**Problem description**
Lines that include the word "this" are the ones to copy.

**Given data**
%%
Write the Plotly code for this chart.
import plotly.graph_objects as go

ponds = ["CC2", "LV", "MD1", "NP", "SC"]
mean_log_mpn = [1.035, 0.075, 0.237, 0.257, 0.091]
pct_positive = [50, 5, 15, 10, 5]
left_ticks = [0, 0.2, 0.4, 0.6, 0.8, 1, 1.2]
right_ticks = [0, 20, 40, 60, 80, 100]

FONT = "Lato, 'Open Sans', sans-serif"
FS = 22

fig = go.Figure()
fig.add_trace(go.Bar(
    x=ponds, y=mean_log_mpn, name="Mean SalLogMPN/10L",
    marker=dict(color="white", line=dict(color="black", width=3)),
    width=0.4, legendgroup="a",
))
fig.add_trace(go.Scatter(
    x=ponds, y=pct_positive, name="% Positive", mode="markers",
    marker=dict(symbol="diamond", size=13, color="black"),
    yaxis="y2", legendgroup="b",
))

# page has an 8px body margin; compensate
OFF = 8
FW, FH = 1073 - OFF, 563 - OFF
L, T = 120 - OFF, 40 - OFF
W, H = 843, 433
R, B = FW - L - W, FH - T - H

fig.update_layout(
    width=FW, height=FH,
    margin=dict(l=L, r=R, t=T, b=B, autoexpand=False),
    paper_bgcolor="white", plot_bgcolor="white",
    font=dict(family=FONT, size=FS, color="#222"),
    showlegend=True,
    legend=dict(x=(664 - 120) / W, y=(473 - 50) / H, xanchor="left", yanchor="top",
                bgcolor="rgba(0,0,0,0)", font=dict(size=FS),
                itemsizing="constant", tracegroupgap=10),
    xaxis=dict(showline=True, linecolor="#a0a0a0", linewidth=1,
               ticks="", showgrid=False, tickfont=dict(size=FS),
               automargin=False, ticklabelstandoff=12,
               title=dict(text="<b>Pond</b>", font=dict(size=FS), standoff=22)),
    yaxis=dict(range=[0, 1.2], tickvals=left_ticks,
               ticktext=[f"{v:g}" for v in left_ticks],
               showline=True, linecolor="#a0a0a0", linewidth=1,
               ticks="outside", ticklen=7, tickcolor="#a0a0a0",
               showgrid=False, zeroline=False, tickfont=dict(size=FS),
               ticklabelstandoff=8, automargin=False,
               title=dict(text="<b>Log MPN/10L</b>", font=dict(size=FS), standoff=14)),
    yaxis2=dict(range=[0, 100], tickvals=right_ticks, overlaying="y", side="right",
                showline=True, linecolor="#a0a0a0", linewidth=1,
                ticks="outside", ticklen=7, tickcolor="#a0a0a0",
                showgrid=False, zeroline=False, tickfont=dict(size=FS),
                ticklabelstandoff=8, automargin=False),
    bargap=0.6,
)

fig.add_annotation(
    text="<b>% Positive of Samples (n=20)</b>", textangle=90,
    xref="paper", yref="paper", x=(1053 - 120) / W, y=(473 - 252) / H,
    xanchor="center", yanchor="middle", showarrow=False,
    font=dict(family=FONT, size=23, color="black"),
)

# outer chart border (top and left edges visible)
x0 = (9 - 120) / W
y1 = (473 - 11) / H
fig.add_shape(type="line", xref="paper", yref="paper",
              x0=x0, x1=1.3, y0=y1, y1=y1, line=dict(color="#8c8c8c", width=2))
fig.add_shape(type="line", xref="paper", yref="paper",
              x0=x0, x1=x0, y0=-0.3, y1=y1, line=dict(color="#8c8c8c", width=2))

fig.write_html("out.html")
%%
%%
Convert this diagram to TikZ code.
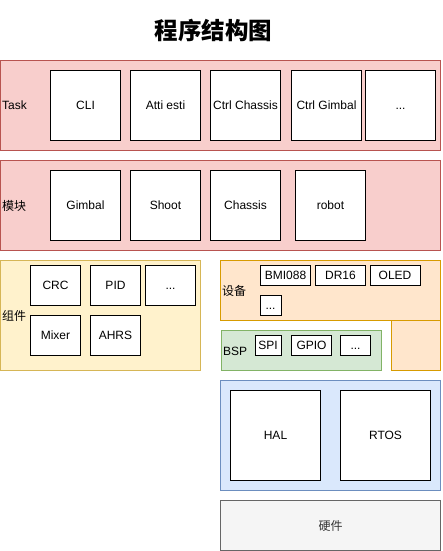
%%
%%
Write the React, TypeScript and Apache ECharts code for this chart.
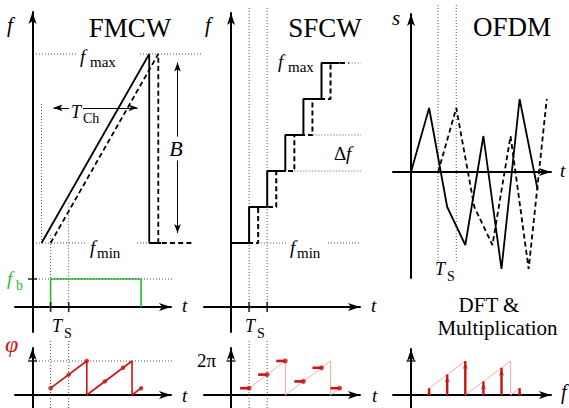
%%
**Solution**
Write the Plotly code for this chart.
Convert this diagram to TikZ code.
Write the React, TypeScript and Apache ECharts code for this chart.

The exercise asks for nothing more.